━━━ RECORDED INFORMATION
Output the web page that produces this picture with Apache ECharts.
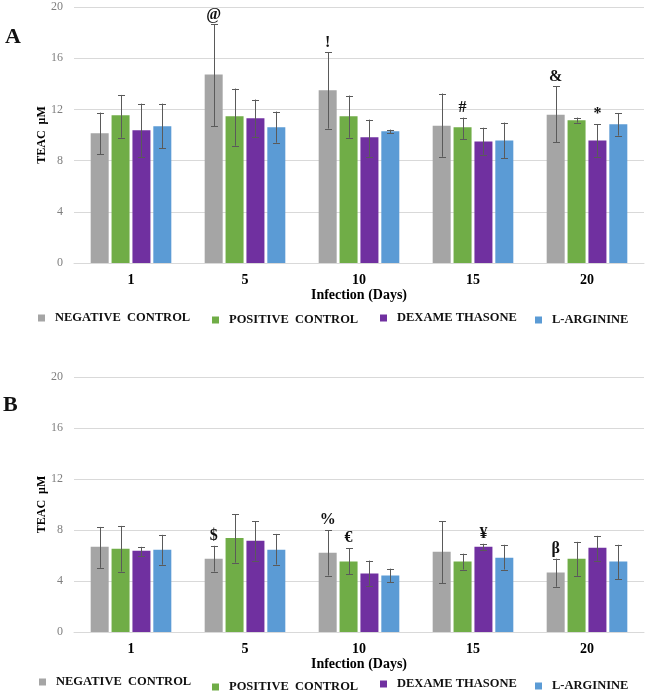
<!DOCTYPE html>
<html>
<head>
<meta charset="utf-8">
<script src="https://cdn.jsdelivr.net/npm/echarts@6/dist/echarts.min.js"></script>
<style>
html,body{margin:0;padding:0;background:#fff;}
#chart{width:645px;height:697px;}
</style>
</head>
<body>
<div id="chart"></div>
<script>
// ---------- data ----------
const categories = ['1', '5', '10', '15', '20'];
const seriesNames = ['NEGATIVE  CONTROL', 'POSITIVE  CONTROL', 'DEXAME THASONE', 'L-ARGININE'];
const yTicks = [0, 4, 8, 12, 16, 20];

// Panel A (TEAC µM): means, error bar tops, error bar bottoms
const aNegative = [10.13, 14.73, 13.50, 10.73, 11.59];
const aNegativeHi = [11.75, 18.64, 16.45, 13.24, 13.79];
const aNegativeLo = [8.51, 10.70, 10.50, 8.30, 9.45];
const aPositive = [11.54, 11.46, 11.46, 10.60, 11.15];
const aPositiveHi = [13.13, 13.63, 13.08, 11.36, 11.36];
const aPositiveLo = [9.79, 9.16, 9.79, 9.69, 10.97];
const aDexa = [10.37, 11.31, 9.82, 9.50, 9.58];
const aDexaHi = [12.45, 12.77, 11.20, 10.57, 10.84];
const aDexaLo = [8.30, 9.85, 8.30, 8.46, 8.30];
const aArginine = [10.68, 10.60, 10.29, 9.58, 10.84];
const aArginineHi = [12.45, 11.83, 10.42, 10.97, 11.72];
const aArginineLo = [8.95, 9.40, 10.13, 8.20, 9.95];
// annotations: [category index, series index, symbol]
const aMarks = [[1, 0, '@'], [2, 0, '!'], [3, 1, '#'], [4, 0, '&'], [4, 2, '*']];

// Panel B
const bNegative = [6.68, 5.75, 6.22, 6.30, 4.66];
const bNegativeHi = [8.24, 6.76, 8.00, 8.70, 5.75];
const bNegativeLo = [5.03, 4.74, 4.43, 3.81, 3.55];
const bPositive = [6.53, 7.38, 5.52, 5.52, 5.75];
const bPositiveHi = [8.32, 9.25, 6.58, 6.14, 7.07];
const bPositiveLo = [4.74, 5.44, 4.51, 4.90, 4.40];
const bDexa = [6.37, 7.15, 4.59, 6.68, 6.61];
const bDexaHi = [6.68, 8.70, 5.60, 6.92, 7.54];
const bDexaLo = [5.98, 5.60, 3.63, 6.40, 5.60];
const bArginine = [6.45, 6.45, 4.43, 5.83, 5.52];
const bArginineHi = [7.62, 7.69, 4.97, 6.84, 6.84];
const bArginineLo = [5.28, 5.29, 3.89, 4.90, 4.12];
const bMarks = [[1, 0, '$'], [2, 0, '%'], [2, 1, '€'], [3, 2, '¥'], [4, 0, 'β']];

// ---------- styling ----------
const colors = ['#a5a5a5', '#70ad47', '#7030a0', '#5b9bd5'];
const SERIF = '"Liberation Serif", "Times New Roman", serif';
const BAR_W = 18, BAR_GAP = 0.16;
const STEP = BAR_W * (1 + BAR_GAP);

const panels = [
  { means: [aNegative, aPositive, aDexa, aArginine], hi: [aNegativeHi, aPositiveHi, aDexaHi, aArginineHi],
    lo: [aNegativeLo, aPositiveLo, aDexaLo, aArginineLo], marks: aMarks },
  { means: [bNegative, bPositive, bDexa, bArginine], hi: [bNegativeHi, bPositiveHi, bDexaHi, bArginineHi],
    lo: [bNegativeLo, bPositiveLo, bDexaLo, bArginineLo], marks: bMarks }
];

const series = [];
panels.forEach((p, gi) => {
  p.means.forEach((vals, si) => {
    series.push({
      name: seriesNames[si], type: 'bar', xAxisIndex: gi, yAxisIndex: gi,
      data: vals, barWidth: BAR_W, barGap: (BAR_GAP * 100) + '%',
      itemStyle: { color: colors[si] }, emphasis: { disabled: true }, z: 2
    });
  });
  const errData = [];
  p.means.forEach((vals, si) => {
    vals.forEach((v, ci) => errData.push([ci, si, p.lo[si][ci], p.hi[si][ci]]));
  });
  series.push({
    type: 'custom', xAxisIndex: gi, yAxisIndex: gi, z: 5, silent: true,
    data: errData,
    renderItem: function (params, api) {
      const ci = api.value(0), si = api.value(1);
      const top = api.coord([ci, api.value(3)]);
      const bot = api.coord([ci, api.value(2)]);
      const x = Math.round(top[0] + (si - 1.5) * STEP) + 0.5;
      const st = { stroke: '#5a5a5a', lineWidth: 1 };
      return { type: 'group', children: [
        { type: 'line', shape: { x1: x, y1: top[1], x2: x, y2: bot[1] }, style: st },
        { type: 'line', shape: { x1: x - 3.5, y1: Math.round(top[1]) + 0.5, x2: x + 3.5, y2: Math.round(top[1]) + 0.5 }, style: st },
        { type: 'line', shape: { x1: x - 3.5, y1: Math.round(bot[1]) + 0.5, x2: x + 3.5, y2: Math.round(bot[1]) + 0.5 }, style: st }
      ] };
    }
  });
  const markData = p.marks.map(m => [m[0], m[1], p.hi[m[1]][m[0]]]);
  series.push({
    type: 'custom', xAxisIndex: gi, yAxisIndex: gi, z: 6, silent: true,
    data: markData,
    renderItem: function (params, api) {
      const ci = api.value(0), si = api.value(1);
      const pt = api.coord([ci, api.value(2)]);
      const sym = p.marks[params.dataIndex][2];
      return { type: 'text', x: pt[0] + (si - 1.5) * STEP, y: pt[1] - 10,
        style: { text: sym, fill: '#111', font: 'bold 16px ' + SERIF, textAlign: 'center', textVerticalAlign: 'middle' } };
    }
  });
});

function xAxis(gi, nameGap) {
  return {
    type: 'category', gridIndex: gi, data: categories,
    axisLine: { lineStyle: { color: '#d9d9d9' } }, axisTick: { show: false },
    axisLabel: { color: '#000', fontFamily: SERIF, fontWeight: 'bold', fontSize: 14, margin: 10 },
    name: 'Infection (Days)', nameLocation: 'middle', nameGap: nameGap,
    nameTextStyle: { color: '#000', fontFamily: SERIF, fontWeight: 'bold', fontSize: 14 }
  };
}
function yAxis(gi) {
  return {
    type: 'value', gridIndex: gi, min: yTicks[0], max: yTicks[yTicks.length - 1], interval: yTicks[1] - yTicks[0],
    axisLine: { show: false }, axisTick: { show: false },
    splitLine: { lineStyle: { color: '#d9d9d9' } },
    axisLabel: { color: '#7f7f7f', fontFamily: SERIF, fontSize: 12, margin: 11 },
    name: 'TEAC  μM', nameLocation: 'middle', nameGap: 26, nameRotate: 90, nameMoveOverlap: false,
    nameTextStyle: { color: '#000', fontFamily: SERIF, fontWeight: 'bold', fontSize: 12 }
  };
}

// legend items: [name index, left, centre y]
const legendSpec = [
  [0, 38, 318], [1, 212, 320], [2, 380, 318], [3, 535, 320],
  [0, 39, 682], [1, 212, 687], [2, 380, 684], [3, 535, 686]
];
const legends = legendSpec.map(l => ({
  data: [seriesNames[l[0]]], left: l[1], top: l[2] - 7, padding: 0,
  icon: 'rect', itemWidth: 7, itemHeight: 7, itemGap: 0, selectedMode: false,
  textStyle: { color: '#111', fontFamily: SERIF, fontWeight: 'bold', fontSize: 12.5, lineHeight: 14, padding: [0, 0, 0, 5] }
}));

const option = {
  animation: false,
  color: colors,
  title: [
    { text: 'A', left: 5, top: 26, padding: 0, textStyle: { fontFamily: SERIF, fontWeight: 'bold', fontSize: 22, color: '#111' } },
    { text: 'B', left: 3, top: 394, padding: 0, textStyle: { fontFamily: SERIF, fontWeight: 'bold', fontSize: 22, color: '#111' } }
  ],
  legend: legends,
  grid: [
    { left: 74, right: 1, top: 7, height: 256 },
    { left: 74, right: 1, top: 377, height: 255 }
  ],
  xAxis: [xAxis(0, 25), xAxis(1, 24)],
  yAxis: [yAxis(0), yAxis(1)],
  series: series
};

const chart = echarts.init(document.getElementById('chart'), null, { renderer: 'canvas' });
chart.setOption(option);
</script>
</body>
</html>
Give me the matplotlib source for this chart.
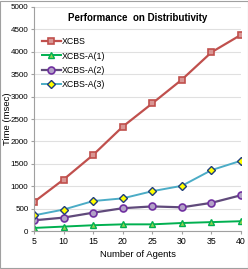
import numpy as np
import matplotlib.pyplot as plt

agents = [5, 10, 15, 20, 25, 30, 35, 40]
xcbs = [650, 1150, 1700, 2330, 2850, 3380, 3990, 4380]
xcbs_a1 = [70, 100, 130, 150, 150, 180, 200, 220]
xcbs_a2 = [240, 300, 410, 510, 550, 530, 630, 800]
xcbs_a3 = [350, 480, 670, 730, 890, 1010, 1360, 1570]

plt.rcParams['font.family'] = ['Liberation Sans', 'DejaVu Sans']

fig = plt.figure(figsize=(2.48, 2.69), dpi=100)
ax = fig.add_axes([0.137, 0.141, 0.835, 0.833])

ax.plot(agents, xcbs, '-s', color='#C0504D', lw=1.6, ms=5,
        mfc='#D99694', mec='#C0504D', mew=1.2, label='XCBS')
ax.plot(agents, xcbs_a1, '-^', color='#00B050', lw=1.4, ms=5,
        mfc='#92D050', mec='#00B050', mew=1, label='XCBS-A(1)')
ax.plot(agents, xcbs_a2, '-o', color='#604A7B', lw=1.6, ms=5,
        mfc='#B3A2C7', mec='#7030A0', mew=1.2, label='XCBS-A(2)')
ax.plot(agents, xcbs_a3, '-D', color='#4BACC6', lw=1.4, ms=4.5,
        mfc='#FFFF00', mec='#1F3D7A', mew=1, label='XCBS-A(3)')

ax.set_xlim(5, 40)
ax.set_ylim(0, 5000)
ax.set_xticks(agents)
ax.set_yticks(np.arange(0, 5001, 500))
ax.grid(axis='y', color='#E0E0E0', lw=0.8)
ax.set_axisbelow(True)
for s in ['top', 'right']:
    ax.spines[s].set_visible(False)
ax.spines['left'].set_color('#A0A0A0')
ax.spines['bottom'].set_color('#A0A0A0')
ax.tick_params(labelsize=5.8, length=2, color='#A0A0A0', pad=2)
ax.tick_params(axis='x', labelsize=6.3)
ax.set_xlabel('Number of Agents', fontsize=6.8, labelpad=3)
ax.set_ylabel('Time (msec)', fontsize=6.8)
ax.yaxis.set_label_coords(-0.105, 0.5)
ax.set_title('Performance  on Distributivity', fontsize=7, fontweight='bold',
             y=0.9)
ax.legend(loc='upper left', bbox_to_anchor=(0.0, 0.9), frameon=False,
          fontsize=6.3, handlelength=2.2, handletextpad=0.1, labelspacing=0.6)

fig.patches.append(plt.Rectangle((0.002, 0.002), 0.996, 0.996, transform=fig.transFigure,
                                 fill=False, ec='#A0A0A0', lw=0.8))
fig.savefig('out.png', dpi=100)
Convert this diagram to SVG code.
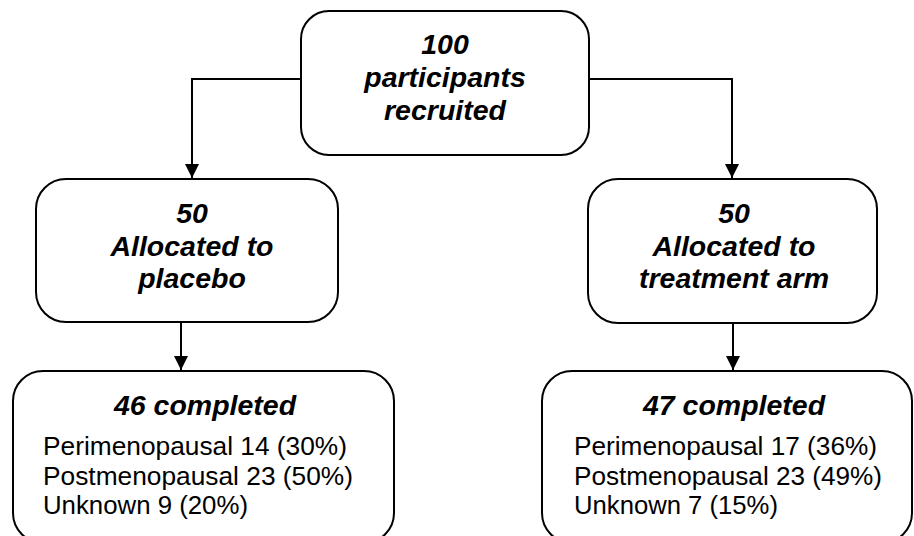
<svg xmlns="http://www.w3.org/2000/svg" width="914" height="536" viewBox="0 0 914 536">
  <style>
    .box { fill: #ffffff; stroke: #000000; stroke-width: 2; }
    .edge { fill: none; stroke: #000000; stroke-width: 2; }
    .head { font-family: "Liberation Sans", Arial, sans-serif; font-weight: bold; font-style: italic; font-size: 28.5px; fill: #000000; text-anchor: middle; }
    .body { font-family: "Liberation Sans", Arial, sans-serif; font-size: 26.5px; fill: #000000; }
  </style>
  <defs>
    <marker id="arrow" markerWidth="14" markerHeight="14" refX="14" refY="7" orient="auto" markerUnits="userSpaceOnUse">
      <path d="M0,0 L14,7 L0,14 Z" fill="#000000"/>
    </marker>
  </defs>
  <rect width="914" height="536" fill="#ffffff"/>

  <g id="connectors">
    <path class="edge" d="M301,79 H192 V178" marker-end="url(#arrow)"/>
    <path class="edge" d="M589,79 H732 V178" marker-end="url(#arrow)"/>
    <path class="edge" d="M181,322 V370" marker-end="url(#arrow)"/>
    <path class="edge" d="M733,323 V370" marker-end="url(#arrow)"/>
  </g>

  <g id="recruited">
    <rect class="box" x="301" y="11" width="288" height="144" rx="28" ry="28"/>
    <text class="head" x="445" y="54">100</text>
    <text class="head" x="445" y="87">participants</text>
    <text class="head" x="445" y="120">recruited</text>
  </g>

  <g id="placebo">
    <rect class="box" x="36" y="179" width="302" height="143" rx="30" ry="30"/>
    <text class="head" x="192" y="223">50</text>
    <text class="head" x="192" y="256">Allocated to</text>
    <text class="head" x="192" y="288">placebo</text>
  </g>

  <g id="treatment">
    <rect class="box" x="588" y="179" width="289" height="144" rx="30" ry="30"/>
    <text class="head" x="734" y="223">50</text>
    <text class="head" x="734" y="256">Allocated to</text>
    <text class="head" x="734" y="288">treatment arm</text>
  </g>

  <g id="placebo-completed">
    <rect class="box" x="13" y="371" width="381" height="172" rx="30" ry="30"/>
    <text class="head" x="205" y="415">46 completed</text>
    <text class="body" x="43" y="455" textLength="304" lengthAdjust="spacingAndGlyphs">Perimenopausal 14 (30%)</text>
    <text class="body" x="43" y="485" textLength="310" lengthAdjust="spacingAndGlyphs">Postmenopausal 23 (50%)</text>
    <text class="body" x="43" y="514" textLength="205" lengthAdjust="spacingAndGlyphs">Unknown 9 (20%)</text>
  </g>

  <g id="treatment-completed">
    <rect class="box" x="542" y="371" width="370" height="172" rx="30" ry="30"/>
    <text class="head" x="734" y="415">47 completed</text>
    <text class="body" x="574" y="455" textLength="303" lengthAdjust="spacingAndGlyphs">Perimenopausal 17 (36%)</text>
    <text class="body" x="574" y="485" textLength="308" lengthAdjust="spacingAndGlyphs">Postmenopausal 23 (49%)</text>
    <text class="body" x="574" y="514" textLength="204" lengthAdjust="spacingAndGlyphs">Unknown 7 (15%)</text>
  </g>
</svg>
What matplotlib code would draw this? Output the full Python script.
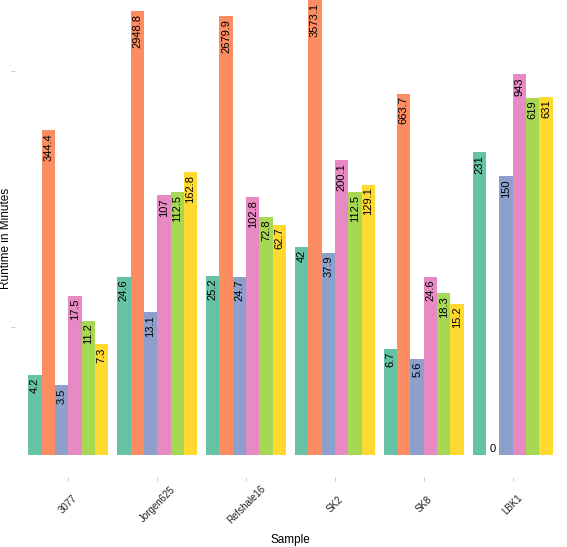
━━━━━━
AIM OF THE TASK:
In the records above, find the line with "Give me the matplotlib source for this chart." and the line with "plt.rcParams['font.family'] = ['Liberation", then restate word for word only those two lines and all lines between, omitting pictures.

RESPONSE TO THE EXERCISE:
Give me the matplotlib source for this chart.
import numpy as np
import matplotlib.pyplot as plt

agents = [5, 10, 15, 20, 25, 30, 35, 40]
xcbs = [650, 1150, 1700, 2330, 2850, 3380, 3990, 4380]
xcbs_a1 = [70, 100, 130, 150, 150, 180, 200, 220]
xcbs_a2 = [240, 300, 410, 510, 550, 530, 630, 800]
xcbs_a3 = [350, 480, 670, 730, 890, 1010, 1360, 1570]

plt.rcParams['font.family'] = ['Liberation Sans', 'DejaVu Sans']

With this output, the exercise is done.